Criação de Valor Partilhado
Estratégia de gestão focada nas empresas que criam valor de negócio mensurável através da identificação e abordagem de problemas sociais que se intersectem com o seu próprio negócio. O conceito de valor partilhado, introduzido por Michael Porter e Mark Kramer em 2011, é definido por políticas e práticas empresariais que melhoram a competitividade de uma empresa e, por consequência, os seus lucros, ao mesmo tempo que conseguem promover as condições sociais e económicas das comunidades nas quais a empresa opera e vende os seus produtos e/ou serviços.
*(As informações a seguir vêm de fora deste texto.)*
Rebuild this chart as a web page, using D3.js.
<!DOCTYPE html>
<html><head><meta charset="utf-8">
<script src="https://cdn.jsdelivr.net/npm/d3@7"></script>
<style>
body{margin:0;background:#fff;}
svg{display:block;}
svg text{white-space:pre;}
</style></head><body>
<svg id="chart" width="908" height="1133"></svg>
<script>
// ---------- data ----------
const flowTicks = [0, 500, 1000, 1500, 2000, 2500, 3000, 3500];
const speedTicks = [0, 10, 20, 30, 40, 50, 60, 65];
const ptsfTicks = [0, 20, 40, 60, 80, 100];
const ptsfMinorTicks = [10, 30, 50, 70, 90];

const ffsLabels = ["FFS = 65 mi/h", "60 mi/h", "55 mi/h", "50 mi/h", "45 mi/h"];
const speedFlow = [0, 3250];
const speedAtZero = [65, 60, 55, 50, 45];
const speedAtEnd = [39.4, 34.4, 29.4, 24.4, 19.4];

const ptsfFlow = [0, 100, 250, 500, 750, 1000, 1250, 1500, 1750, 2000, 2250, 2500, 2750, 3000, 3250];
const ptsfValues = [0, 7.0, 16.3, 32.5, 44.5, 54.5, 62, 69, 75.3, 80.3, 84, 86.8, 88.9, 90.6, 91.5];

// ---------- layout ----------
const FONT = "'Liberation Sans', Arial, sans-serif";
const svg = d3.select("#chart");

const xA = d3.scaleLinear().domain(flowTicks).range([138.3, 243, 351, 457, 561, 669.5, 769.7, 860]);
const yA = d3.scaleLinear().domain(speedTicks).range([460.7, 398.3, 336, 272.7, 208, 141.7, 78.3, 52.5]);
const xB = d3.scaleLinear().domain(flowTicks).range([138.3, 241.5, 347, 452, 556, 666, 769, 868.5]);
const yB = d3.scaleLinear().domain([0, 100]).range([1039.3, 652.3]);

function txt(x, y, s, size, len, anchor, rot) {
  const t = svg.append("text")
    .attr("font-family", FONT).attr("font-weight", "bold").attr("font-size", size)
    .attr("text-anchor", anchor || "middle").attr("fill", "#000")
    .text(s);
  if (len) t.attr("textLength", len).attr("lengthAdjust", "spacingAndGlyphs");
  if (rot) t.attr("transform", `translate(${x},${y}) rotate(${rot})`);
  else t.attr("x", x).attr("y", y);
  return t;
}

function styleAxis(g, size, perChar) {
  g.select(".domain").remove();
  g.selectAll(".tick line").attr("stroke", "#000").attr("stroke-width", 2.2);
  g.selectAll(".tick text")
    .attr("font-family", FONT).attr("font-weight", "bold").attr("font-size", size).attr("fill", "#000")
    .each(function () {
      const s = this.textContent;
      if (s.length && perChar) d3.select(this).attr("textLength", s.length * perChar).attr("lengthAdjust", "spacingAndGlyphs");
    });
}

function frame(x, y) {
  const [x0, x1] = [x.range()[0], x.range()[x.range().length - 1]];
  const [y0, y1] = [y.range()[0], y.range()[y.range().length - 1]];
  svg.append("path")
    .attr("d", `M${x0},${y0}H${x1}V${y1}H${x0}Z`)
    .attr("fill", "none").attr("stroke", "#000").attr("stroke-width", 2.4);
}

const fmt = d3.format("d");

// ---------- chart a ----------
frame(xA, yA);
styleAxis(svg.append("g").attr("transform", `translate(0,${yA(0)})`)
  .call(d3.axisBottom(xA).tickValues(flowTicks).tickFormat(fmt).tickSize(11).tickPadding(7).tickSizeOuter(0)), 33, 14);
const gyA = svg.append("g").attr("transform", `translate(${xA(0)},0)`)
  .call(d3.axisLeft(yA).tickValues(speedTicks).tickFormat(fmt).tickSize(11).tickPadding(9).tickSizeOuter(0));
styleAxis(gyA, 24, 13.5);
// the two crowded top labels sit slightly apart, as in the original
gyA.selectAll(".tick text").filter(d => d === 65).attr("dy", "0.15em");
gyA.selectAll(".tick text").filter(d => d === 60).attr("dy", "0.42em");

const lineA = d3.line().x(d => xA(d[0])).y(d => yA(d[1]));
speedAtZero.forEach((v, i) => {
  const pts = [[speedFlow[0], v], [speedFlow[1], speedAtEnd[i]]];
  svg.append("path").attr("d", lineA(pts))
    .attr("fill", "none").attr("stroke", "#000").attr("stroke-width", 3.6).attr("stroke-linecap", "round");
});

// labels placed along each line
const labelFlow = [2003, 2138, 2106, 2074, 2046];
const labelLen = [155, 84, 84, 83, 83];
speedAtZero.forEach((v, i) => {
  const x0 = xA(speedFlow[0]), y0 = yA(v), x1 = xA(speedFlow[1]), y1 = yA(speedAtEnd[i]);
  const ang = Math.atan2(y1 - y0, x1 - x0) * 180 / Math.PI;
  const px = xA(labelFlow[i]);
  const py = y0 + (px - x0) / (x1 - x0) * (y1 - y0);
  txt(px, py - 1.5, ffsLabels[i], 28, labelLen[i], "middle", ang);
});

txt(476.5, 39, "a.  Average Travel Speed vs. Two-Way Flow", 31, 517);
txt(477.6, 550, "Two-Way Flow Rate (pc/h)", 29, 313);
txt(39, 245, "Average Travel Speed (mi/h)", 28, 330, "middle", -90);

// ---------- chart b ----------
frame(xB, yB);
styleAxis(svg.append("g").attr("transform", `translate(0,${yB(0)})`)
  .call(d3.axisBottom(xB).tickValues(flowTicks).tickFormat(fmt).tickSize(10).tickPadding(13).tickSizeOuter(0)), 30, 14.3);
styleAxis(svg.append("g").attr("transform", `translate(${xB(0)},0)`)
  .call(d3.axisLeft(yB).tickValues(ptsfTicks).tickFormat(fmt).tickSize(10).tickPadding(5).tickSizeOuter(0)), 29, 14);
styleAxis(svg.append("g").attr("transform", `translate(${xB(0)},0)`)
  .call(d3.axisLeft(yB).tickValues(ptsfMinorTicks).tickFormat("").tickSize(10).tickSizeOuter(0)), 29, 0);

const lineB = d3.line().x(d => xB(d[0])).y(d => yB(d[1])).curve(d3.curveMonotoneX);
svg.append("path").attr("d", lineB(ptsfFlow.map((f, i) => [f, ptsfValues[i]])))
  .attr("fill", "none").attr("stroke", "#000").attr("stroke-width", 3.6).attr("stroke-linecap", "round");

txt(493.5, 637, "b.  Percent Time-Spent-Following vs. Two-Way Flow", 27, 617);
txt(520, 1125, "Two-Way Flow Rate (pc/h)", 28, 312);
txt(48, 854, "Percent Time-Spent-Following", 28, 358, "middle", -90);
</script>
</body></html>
Benefit Corporation ou B-Corp
Nos Estados Unidos, uma B-Corp é uma entidade corporativa com fins lucrativos, legislada como tal em 28 estados, que inclui o impacto positivo na sociedade e no ambiente como complemento ao lucro enquanto objectivos legalmente definidos. As B-Corps diferem das empresas tradicionais no que respeita ao propósito, à responsabilização, à transparência, mas não em termos de regime fiscal. O seu propósito inclui e geração de benefícios públicos gerais, os quais são definidos como impacto positivo material na sociedade e no ambiente.
Negócios sociais
O conceito original foi introduzido por Muhammad Yunus que o definia como uma empresa sem perdas nem dividendos, para atingir determinado “bem” social. Difere do modelo seguido pelas organizações sem fins lucrativos na medida em que o negócio deverá gerar lucro, ainda que modesto, utilizado de seguida para expandir o objectivo original da empresa, através da melhoria do produto ou serviço. O conceito tem sofrido várias evoluções…
…Empresas sociais
O conceito de negócio ou empresa social tem como ponto de partida uma causa, assente numa visão social, sendo o seu objectivo principal conjugar o impacto social e a rentabilidade financeira. Tal como as empresas tradicionais, o seu financiamento é garantido através da venda de bens e serviços, como forma de gerar lucro e assegurar a sua sustentabilidade.
Empresas com propósito
São organizações que crescem em torno de um propósito profundo, abordando e integrando estrategicamente os imperativos de negócio e as temáticas sociais, unindo e motivando os stakeholders principais, sejam eles consumidores cépticos ou colaboradores reticentes.
Investimento com impacto
São os investimentos feitos em empresas, organizações e fundos com o objectivo de gerar um benefício social ou impacto ambiental mensuráveis em conjunto com retorno financeiro. Os investidores com impacto distinguem-se dos demais pela sua intenção de abordarem desafios sociais e ambientais através do investimento do seu capital, mas diferem do conceito de “investimento socialmente responsável” na medida em que este inclui igualmente critérios negativos – evitando sectores específicos como o das armas, o do tabaco, o dos combustíveis fósseis, etc. – como parte das suas decisões de investimento.